>> Begin Exercise materials

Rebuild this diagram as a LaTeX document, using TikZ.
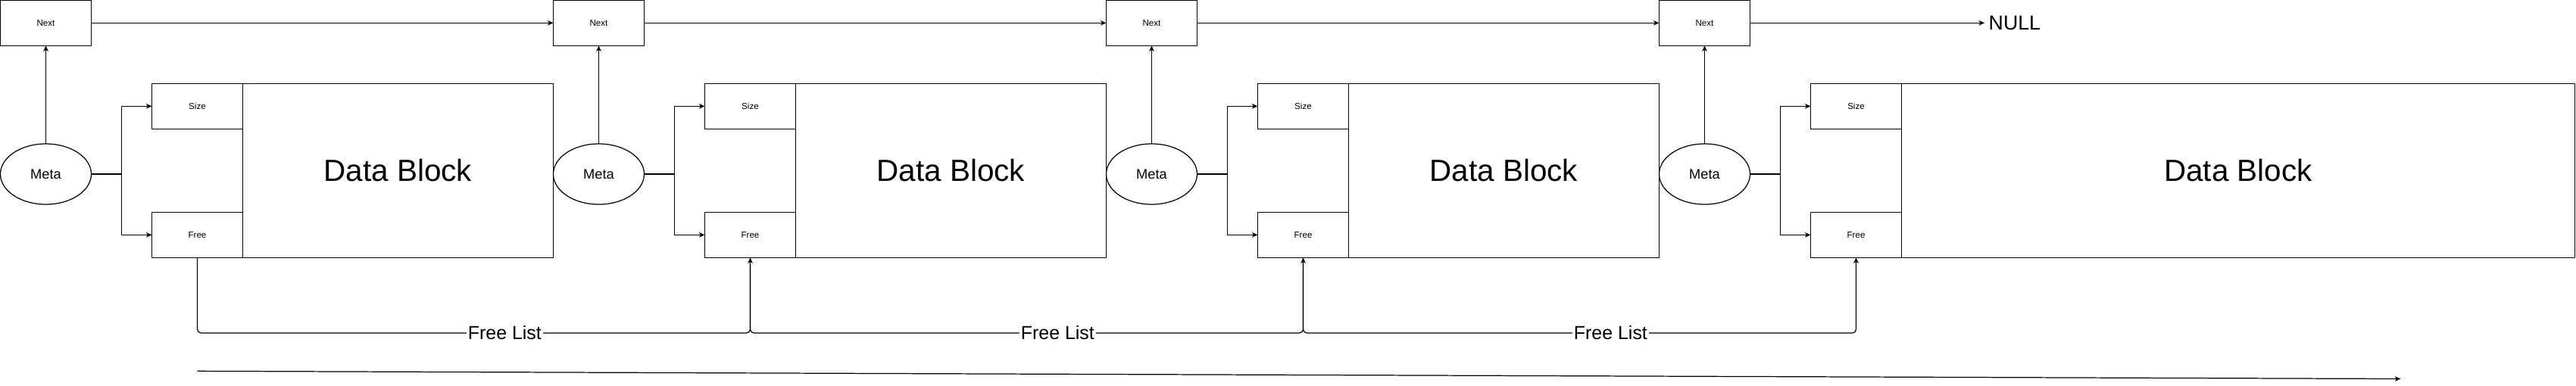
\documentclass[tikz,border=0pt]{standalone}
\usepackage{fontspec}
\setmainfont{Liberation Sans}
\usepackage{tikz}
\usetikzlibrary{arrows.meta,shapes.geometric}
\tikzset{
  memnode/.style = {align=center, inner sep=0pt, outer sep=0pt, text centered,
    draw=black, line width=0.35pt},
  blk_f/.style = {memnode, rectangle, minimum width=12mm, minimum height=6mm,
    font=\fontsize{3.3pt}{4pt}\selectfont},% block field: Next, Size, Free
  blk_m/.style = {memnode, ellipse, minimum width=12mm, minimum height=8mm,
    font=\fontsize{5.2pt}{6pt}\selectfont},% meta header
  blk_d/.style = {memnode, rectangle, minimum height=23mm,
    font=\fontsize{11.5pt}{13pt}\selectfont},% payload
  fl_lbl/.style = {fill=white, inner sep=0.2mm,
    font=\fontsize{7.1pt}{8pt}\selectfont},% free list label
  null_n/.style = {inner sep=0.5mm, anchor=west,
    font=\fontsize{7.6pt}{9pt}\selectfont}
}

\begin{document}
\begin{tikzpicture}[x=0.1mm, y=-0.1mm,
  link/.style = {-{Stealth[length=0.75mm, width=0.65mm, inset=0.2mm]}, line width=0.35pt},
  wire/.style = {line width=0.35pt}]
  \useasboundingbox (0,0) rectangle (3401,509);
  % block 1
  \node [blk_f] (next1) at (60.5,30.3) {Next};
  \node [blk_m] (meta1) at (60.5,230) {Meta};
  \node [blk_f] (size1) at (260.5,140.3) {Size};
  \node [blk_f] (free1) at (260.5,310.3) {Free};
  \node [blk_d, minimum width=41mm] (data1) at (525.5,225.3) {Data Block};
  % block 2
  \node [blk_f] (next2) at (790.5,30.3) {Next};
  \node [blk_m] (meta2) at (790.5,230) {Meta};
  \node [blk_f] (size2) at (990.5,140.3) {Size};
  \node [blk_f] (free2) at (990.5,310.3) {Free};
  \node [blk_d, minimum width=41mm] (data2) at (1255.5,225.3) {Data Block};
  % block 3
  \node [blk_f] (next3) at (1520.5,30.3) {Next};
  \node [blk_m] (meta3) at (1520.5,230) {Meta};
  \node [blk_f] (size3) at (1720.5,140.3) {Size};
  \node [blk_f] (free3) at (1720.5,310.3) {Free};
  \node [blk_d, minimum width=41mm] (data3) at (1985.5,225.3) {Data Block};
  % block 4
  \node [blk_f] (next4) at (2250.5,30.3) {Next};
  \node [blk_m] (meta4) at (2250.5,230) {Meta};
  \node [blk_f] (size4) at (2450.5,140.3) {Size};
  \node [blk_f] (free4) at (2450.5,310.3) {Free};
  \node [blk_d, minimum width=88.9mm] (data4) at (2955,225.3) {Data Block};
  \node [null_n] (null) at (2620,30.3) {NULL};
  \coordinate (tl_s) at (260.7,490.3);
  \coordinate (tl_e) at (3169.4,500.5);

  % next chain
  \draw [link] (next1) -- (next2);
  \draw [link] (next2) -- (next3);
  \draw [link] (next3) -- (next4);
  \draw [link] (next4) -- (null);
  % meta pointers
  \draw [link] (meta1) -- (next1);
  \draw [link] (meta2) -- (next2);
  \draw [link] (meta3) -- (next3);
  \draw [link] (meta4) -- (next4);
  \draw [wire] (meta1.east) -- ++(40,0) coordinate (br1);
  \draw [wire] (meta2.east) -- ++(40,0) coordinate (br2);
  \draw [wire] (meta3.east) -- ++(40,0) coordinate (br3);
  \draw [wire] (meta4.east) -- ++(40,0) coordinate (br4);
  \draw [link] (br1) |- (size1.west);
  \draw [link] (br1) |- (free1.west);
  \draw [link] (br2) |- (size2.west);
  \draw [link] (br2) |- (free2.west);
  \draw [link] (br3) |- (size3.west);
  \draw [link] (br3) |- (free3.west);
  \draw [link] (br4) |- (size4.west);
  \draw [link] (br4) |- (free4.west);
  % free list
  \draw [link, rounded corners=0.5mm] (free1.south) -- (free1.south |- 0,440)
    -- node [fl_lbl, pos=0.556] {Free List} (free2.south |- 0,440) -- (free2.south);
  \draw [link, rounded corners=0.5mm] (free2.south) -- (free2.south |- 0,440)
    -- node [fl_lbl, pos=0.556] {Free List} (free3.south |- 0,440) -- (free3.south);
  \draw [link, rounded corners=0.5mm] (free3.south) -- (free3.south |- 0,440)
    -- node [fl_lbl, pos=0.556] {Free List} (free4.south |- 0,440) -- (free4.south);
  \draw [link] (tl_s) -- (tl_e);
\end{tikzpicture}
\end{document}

>> End Exercise materials
>> Begin Exercise materials

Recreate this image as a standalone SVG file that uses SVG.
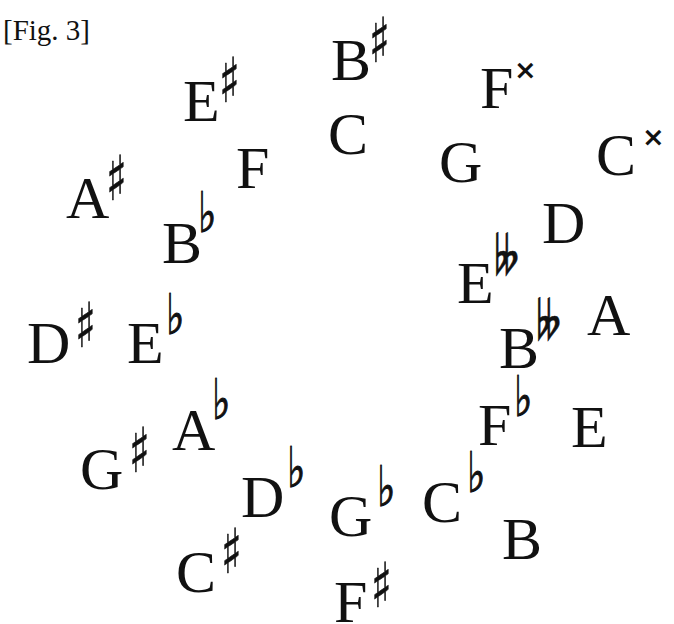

>> End Exercise materials

Using the records above, list each line that includes "standalone".

\documentclass[tikz,border=0pt]{standalone}
Recreate this image as a standalone SVG file that uses SVG.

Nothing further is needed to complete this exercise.